2.2. The Hello World Module

Many programming books begin with a "hello world" example as a way of showing the simplest possible program. This book deals in kernel modules rather than programs; so, for the impatient reader, the following code is a complete "hello world" module:

#include <linux/init.h>
#include <linux/module.h>
MODULE_LICENSE("Dual BSD/GPL");

static int hello_init(void)
{
    printk(KERN_ALERT "Hello, world\n");
    return 0;
}

static void hello_exit(void)
{
    printk(KERN_ALERT "Goodbye, cruel world\n");
}

module_init(hello_init);
module_exit(hello_exit);

This module defines two functions, one to be invoked when the module is loaded into the kernel (hello_init) and one for when the module is removed (hello_exit). The module_init and module_exit lines use special kernel macros to indicate the role of these two functions. Another special macro (MODULE_LICENSE) is used to tell the kernel that this module bears a free license; without such a declaration, the kernel complains when the module is loaded.

The printk function is defined in the Linux kernel and made available to modules; it behaves similarly to the standard C library function printf. The kernel needs its own printing function because it runs by itself, without the help of the C library.
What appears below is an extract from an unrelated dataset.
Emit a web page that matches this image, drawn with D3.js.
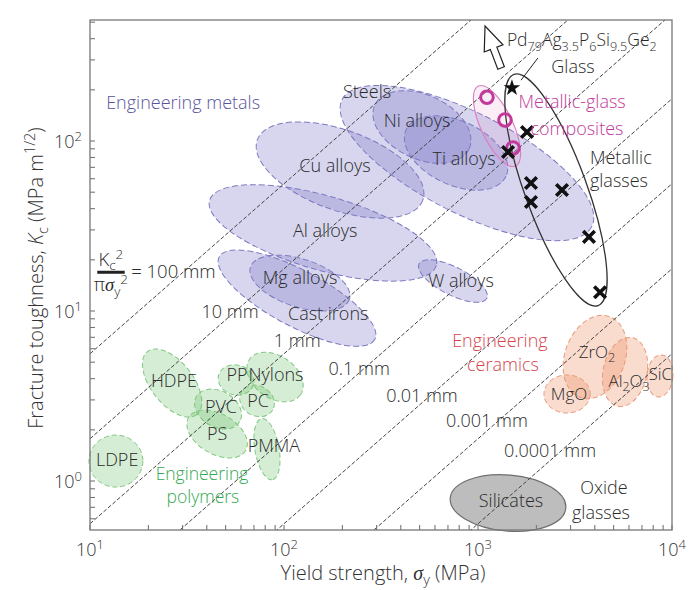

The module can call printk because, after insmod has loaded it, the module is linked to the kernel and can access the kernel's public symbols (functions and variables, as detailed in the next section). The string KERN_ALERT is the priority of the message.^[1] We've specified a high priority in this module, because a message with the default priority might not show up anywhere useful, depending on the kernel version you are running, the version of the klogd daemon, and your configuration. You can ignore this issue for now; we explain it in Chapter 4.
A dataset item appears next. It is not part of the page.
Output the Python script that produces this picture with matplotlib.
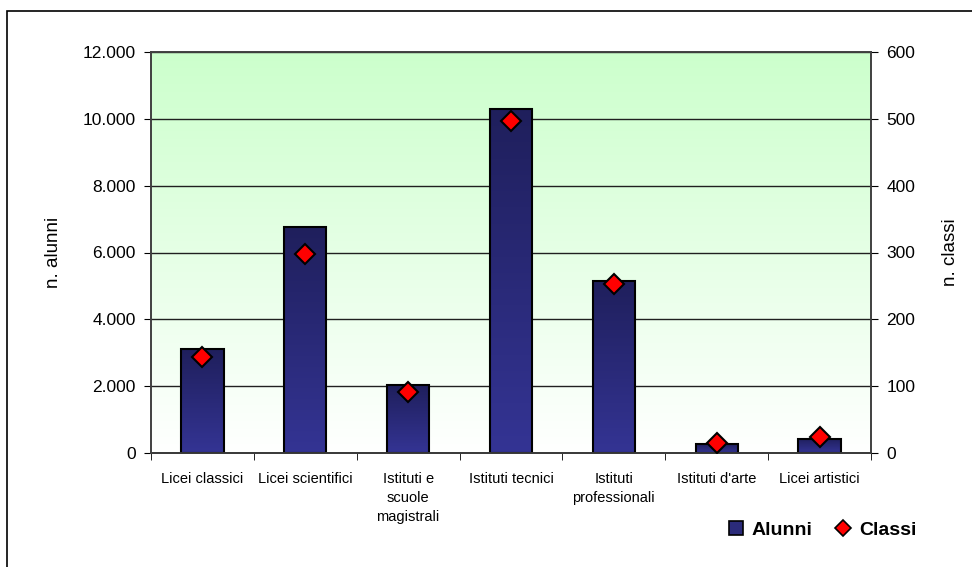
import numpy as np
import matplotlib
matplotlib.use("Agg")
import matplotlib.pyplot as plt
from matplotlib.ticker import FuncFormatter, FixedLocator
from matplotlib.patches import Rectangle
from matplotlib.lines import Line2D
from matplotlib.colors import LinearSegmentedColormap

plt.rcParams['font.family'] = ['Liberation Sans', 'DejaVu Sans']

# Dati: alunni e classi per tipo di scuola
categorie = ["Licei classici", "Licei scientifici", "Istituti e\nscuole\nmagistrali",
             "Istituti tecnici", "Istituti\nprofessionali", "Istituti d'arte", "Licei artistici"]
alunni = [3110, 6760, 2020, 10290, 5150, 260, 430]
classi = [144, 298, 92, 497, 253, 15, 24]

fig = plt.figure(figsize=(9.72, 5.67), dpi=100)
ax = fig.add_axes([151 / 972, 1 - 453 / 567, 720 / 972, 401 / 567])
ax2 = ax.twinx()

x = np.arange(len(categorie))
ax.set_xlim(-0.5, len(categorie) - 0.5)
ax.set_ylim(0, 12000)
ax2.set_ylim(0, 600)

# sfondo sfumato verde -> bianco
bg = LinearSegmentedColormap.from_list("bg", ["#ffffff", "#ccffcc"])
grad = np.linspace(0, 1, 256).reshape(-1, 1)
ax.imshow(grad, cmap=bg, origin="lower", aspect="auto",
          extent=[-0.5, len(categorie) - 0.5, 0, 12000], zorder=0)

# griglia orizzontale
for yv in range(2000, 12001, 2000):
    ax.axhline(yv, color="#202020", lw=1.0, zorder=1)

# barre con sfumatura blu
barcmap = LinearSegmentedColormap.from_list("bar", ["#343494", "#1f1f5c"])
bars = ax.bar(x, alunni, width=0.41, facecolor="none", edgecolor="black", lw=1.5, zorder=3)
for b in bars:
    bx, by, bw, bh = b.get_x(), b.get_y(), b.get_width(), b.get_height()
    im = ax.imshow(grad, cmap=barcmap, origin="lower", aspect="auto",
                   extent=[bx, bx + bw, by, by + bh], zorder=2)
    im.set_clip_path(b)
ax.set_xlim(-0.5, len(categorie) - 0.5)
ax.set_ylim(0, 12000)

# classi: rombi rossi sull'asse destro
ax2.plot(x, classi, linestyle="none", marker="D", markersize=10.5,
         markerfacecolor="#ff0000", markeredgecolor="black", markeredgewidth=1.5, zorder=5)

fmt = FuncFormatter(lambda v, p: f"{int(v):,}".replace(",", "."))
ax.yaxis.set_major_formatter(fmt)
ax.set_yticks(range(0, 12001, 2000))
ax2.set_yticks(range(0, 601, 100))
ax.tick_params(axis="y", labelsize=12.5, length=5, direction="out", pad=6)
ax2.tick_params(axis="y", labelsize=12.5, length=5, direction="out", pad=6)

ax.set_xticks(x)
ax.set_xticklabels(categorie, fontsize=10.5, linespacing=1.45, va="top")
ax.tick_params(axis="x", length=0, pad=14)
ax.xaxis.set_minor_locator(FixedLocator(np.arange(-0.5, len(categorie), 1)))
ax.tick_params(axis="x", which="minor", length=5, direction="out")

for a in (ax, ax2):
    for s in a.spines.values():
        s.set_color("#404040")
        s.set_linewidth(1.2)
ax.spines["bottom"].set_color("black")

ax.set_ylabel("n. alunni", fontsize=13.5)
ax.yaxis.set_label_coords(-0.124, 0.5)
ax2.set_ylabel("n. classi", fontsize=13.5, rotation=90)
ax2.yaxis.set_label_coords(1.099, 0.5)

handles = [
    Line2D([], [], linestyle="none", marker="s", markersize=10,
           markerfacecolor="#2b2b7a", markeredgecolor="black", markeredgewidth=1.2),
    Line2D([], [], linestyle="none", marker="D", markersize=8,
           markerfacecolor="#ff0000", markeredgecolor="black", markeredgewidth=1.2),
]
fig.legend(handles, ["Alunni", "Classi"], loc="center", bbox_to_anchor=(822 / 972, 1 - 530 / 567),
           ncol=2, frameon=False, prop={"weight": "bold", "size": 14},
           handlelength=0.8, handletextpad=0.4, columnspacing=1.2)

# cornice esterna
fig.add_artist(Rectangle((6.5 / 972, -0.1), 1.2, 1 - 10.5 / 567 + 0.1, transform=fig.transFigure,
                         fill=False, edgecolor="black", lw=1.2))

fig.savefig("out.png", dpi=100)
^[1] The priority is just a string, such as <1>, which is prepended to the printk format string. Note the lack of a comma after KERN_ALERT; adding a comma there is a common and annoying typo (which, fortunately, is caught by the compiler).
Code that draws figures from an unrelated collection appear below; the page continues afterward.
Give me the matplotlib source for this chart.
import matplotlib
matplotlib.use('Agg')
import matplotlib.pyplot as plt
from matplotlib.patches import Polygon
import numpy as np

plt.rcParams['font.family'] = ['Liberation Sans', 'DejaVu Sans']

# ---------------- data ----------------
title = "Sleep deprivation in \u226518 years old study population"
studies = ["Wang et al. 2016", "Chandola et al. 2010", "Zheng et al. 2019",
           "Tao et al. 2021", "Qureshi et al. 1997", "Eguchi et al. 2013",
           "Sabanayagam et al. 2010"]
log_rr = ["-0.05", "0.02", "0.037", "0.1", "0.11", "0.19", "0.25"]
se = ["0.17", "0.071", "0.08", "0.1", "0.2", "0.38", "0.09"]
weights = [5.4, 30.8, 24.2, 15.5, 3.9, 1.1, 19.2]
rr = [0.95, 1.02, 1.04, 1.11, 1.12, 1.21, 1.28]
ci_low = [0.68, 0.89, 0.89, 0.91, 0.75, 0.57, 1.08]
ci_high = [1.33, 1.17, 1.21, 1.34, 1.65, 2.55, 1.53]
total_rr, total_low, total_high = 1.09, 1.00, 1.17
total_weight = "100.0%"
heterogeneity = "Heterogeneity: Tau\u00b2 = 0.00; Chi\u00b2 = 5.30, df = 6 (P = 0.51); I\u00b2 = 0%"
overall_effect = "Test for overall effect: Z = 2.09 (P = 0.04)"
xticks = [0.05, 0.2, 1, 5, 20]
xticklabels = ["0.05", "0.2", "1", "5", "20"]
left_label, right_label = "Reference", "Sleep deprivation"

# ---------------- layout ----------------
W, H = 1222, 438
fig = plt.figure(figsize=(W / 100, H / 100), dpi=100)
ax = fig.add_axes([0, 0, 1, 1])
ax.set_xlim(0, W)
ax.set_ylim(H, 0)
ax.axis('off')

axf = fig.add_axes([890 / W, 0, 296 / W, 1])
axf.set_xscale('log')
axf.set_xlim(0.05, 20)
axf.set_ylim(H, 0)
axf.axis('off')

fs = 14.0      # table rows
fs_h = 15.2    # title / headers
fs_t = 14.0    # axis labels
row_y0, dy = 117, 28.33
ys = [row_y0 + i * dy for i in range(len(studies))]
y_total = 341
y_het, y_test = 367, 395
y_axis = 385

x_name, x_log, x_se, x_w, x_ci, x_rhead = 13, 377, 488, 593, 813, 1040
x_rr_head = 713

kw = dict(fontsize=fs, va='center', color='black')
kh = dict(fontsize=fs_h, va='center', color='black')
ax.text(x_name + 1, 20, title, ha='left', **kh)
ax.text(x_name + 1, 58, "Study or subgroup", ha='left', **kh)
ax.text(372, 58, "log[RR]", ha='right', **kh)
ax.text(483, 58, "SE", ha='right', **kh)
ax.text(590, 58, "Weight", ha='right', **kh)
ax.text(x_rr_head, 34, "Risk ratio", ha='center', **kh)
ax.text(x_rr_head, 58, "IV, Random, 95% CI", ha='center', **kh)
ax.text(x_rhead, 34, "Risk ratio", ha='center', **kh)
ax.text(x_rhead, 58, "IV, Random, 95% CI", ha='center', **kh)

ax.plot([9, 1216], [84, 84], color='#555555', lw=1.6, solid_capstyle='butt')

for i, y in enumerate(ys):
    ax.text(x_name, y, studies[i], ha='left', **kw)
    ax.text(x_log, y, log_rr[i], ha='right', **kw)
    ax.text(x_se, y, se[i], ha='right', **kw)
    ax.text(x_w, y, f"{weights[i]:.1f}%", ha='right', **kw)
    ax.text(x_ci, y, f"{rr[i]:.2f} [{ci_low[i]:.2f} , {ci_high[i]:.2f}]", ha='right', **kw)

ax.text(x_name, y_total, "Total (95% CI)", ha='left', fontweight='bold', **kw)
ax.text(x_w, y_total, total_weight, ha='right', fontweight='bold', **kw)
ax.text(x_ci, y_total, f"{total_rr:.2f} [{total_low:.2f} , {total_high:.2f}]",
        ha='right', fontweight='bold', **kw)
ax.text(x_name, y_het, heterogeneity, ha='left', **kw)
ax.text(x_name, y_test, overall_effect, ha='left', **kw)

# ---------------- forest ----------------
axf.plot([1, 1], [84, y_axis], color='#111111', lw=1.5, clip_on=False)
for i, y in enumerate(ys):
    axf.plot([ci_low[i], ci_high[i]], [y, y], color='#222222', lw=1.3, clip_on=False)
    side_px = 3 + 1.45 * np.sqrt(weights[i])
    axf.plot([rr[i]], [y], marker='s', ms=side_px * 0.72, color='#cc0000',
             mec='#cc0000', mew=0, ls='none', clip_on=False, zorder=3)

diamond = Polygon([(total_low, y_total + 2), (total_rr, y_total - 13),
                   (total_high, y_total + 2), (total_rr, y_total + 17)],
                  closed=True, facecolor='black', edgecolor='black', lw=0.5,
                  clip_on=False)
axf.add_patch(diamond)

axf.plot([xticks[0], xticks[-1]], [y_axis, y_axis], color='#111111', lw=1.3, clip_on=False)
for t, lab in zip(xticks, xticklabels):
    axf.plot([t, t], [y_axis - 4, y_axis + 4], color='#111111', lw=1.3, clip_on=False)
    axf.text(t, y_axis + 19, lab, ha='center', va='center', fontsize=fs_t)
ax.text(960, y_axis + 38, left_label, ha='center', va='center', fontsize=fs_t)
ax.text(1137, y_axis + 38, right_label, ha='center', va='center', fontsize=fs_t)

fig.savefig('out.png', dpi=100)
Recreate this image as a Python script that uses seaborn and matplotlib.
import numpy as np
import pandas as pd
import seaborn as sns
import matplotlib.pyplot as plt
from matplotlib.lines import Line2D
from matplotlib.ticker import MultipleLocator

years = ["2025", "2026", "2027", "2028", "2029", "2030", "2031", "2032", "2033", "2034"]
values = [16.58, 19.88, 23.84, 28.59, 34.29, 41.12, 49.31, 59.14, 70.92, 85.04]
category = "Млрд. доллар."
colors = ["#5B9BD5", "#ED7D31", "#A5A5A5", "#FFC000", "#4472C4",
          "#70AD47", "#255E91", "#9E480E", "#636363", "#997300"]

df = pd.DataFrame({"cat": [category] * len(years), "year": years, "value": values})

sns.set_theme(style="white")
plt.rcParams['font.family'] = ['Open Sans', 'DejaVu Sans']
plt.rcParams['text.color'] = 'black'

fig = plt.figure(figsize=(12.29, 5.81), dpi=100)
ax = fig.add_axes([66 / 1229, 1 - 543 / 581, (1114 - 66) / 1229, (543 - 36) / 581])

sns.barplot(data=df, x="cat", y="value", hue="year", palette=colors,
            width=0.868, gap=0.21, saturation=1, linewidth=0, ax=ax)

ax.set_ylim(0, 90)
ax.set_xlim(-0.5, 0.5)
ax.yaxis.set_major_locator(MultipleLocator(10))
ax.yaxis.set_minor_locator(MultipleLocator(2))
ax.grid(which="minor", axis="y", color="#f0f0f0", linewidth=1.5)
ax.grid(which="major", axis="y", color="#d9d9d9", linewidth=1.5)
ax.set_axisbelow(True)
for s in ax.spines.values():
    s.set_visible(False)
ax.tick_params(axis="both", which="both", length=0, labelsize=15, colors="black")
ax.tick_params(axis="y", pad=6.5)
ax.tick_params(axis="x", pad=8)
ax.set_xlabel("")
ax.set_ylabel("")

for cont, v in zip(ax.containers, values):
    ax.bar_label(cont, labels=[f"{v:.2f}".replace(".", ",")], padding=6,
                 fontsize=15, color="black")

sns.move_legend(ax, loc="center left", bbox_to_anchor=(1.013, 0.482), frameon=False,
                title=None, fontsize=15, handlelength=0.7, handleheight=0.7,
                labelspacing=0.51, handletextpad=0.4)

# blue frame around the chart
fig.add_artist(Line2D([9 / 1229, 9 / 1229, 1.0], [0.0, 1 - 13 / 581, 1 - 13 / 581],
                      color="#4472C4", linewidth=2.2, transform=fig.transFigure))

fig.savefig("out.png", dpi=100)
You can test the module with the insmod and rmmod utilities, as shown below. Note that only the superuser can load and unload a module.

% make
make[1]: Entering directory `/usr/src/linux-2.6.10'
  CC [M]  /home/ldd3/src/misc-modules/hello.o
  Building modules, stage 2.
  MODPOST
  CC      /home/ldd3/src/misc-modules/hello.mod.o
  LD [M]  /home/ldd3/src/misc-modules/hello.ko
make[1]: Leaving directory `/usr/src/linux-2.6.10'
% su
root# insmod ./hello.ko
Hello, world
root# rmmod hello
Goodbye cruel world
root#

Please note once again that, for the above sequence of commands to work, you must have a properly configured and built kernel tree in a place where the makefile is able to find it (/usr/src/linux-2.6.10 in the example shown). We get into the details of how modules are built in Section 2.4.

According to the mechanism your system uses to deliver the message lines, your output may be different. In particular, the previous screen dump was taken from a text console; if you are running insmod and rmmod from a terminal emulator running under the window system, you won't see anything on your screen. The message goes to one of the system log files, such as /var/log/messages (the name of the actual file varies between Linux distributions). The mechanism used to deliver kernel messages is described in Chapter 4.

As you can see, writing a module is not as difficult as you might expect—at least, as long as the module is not required to do anything worthwhile. The hard part is understanding your device and how to maximize performance. We go deeper into modularization throughout this chapter and leave device-specific issues for later chapters.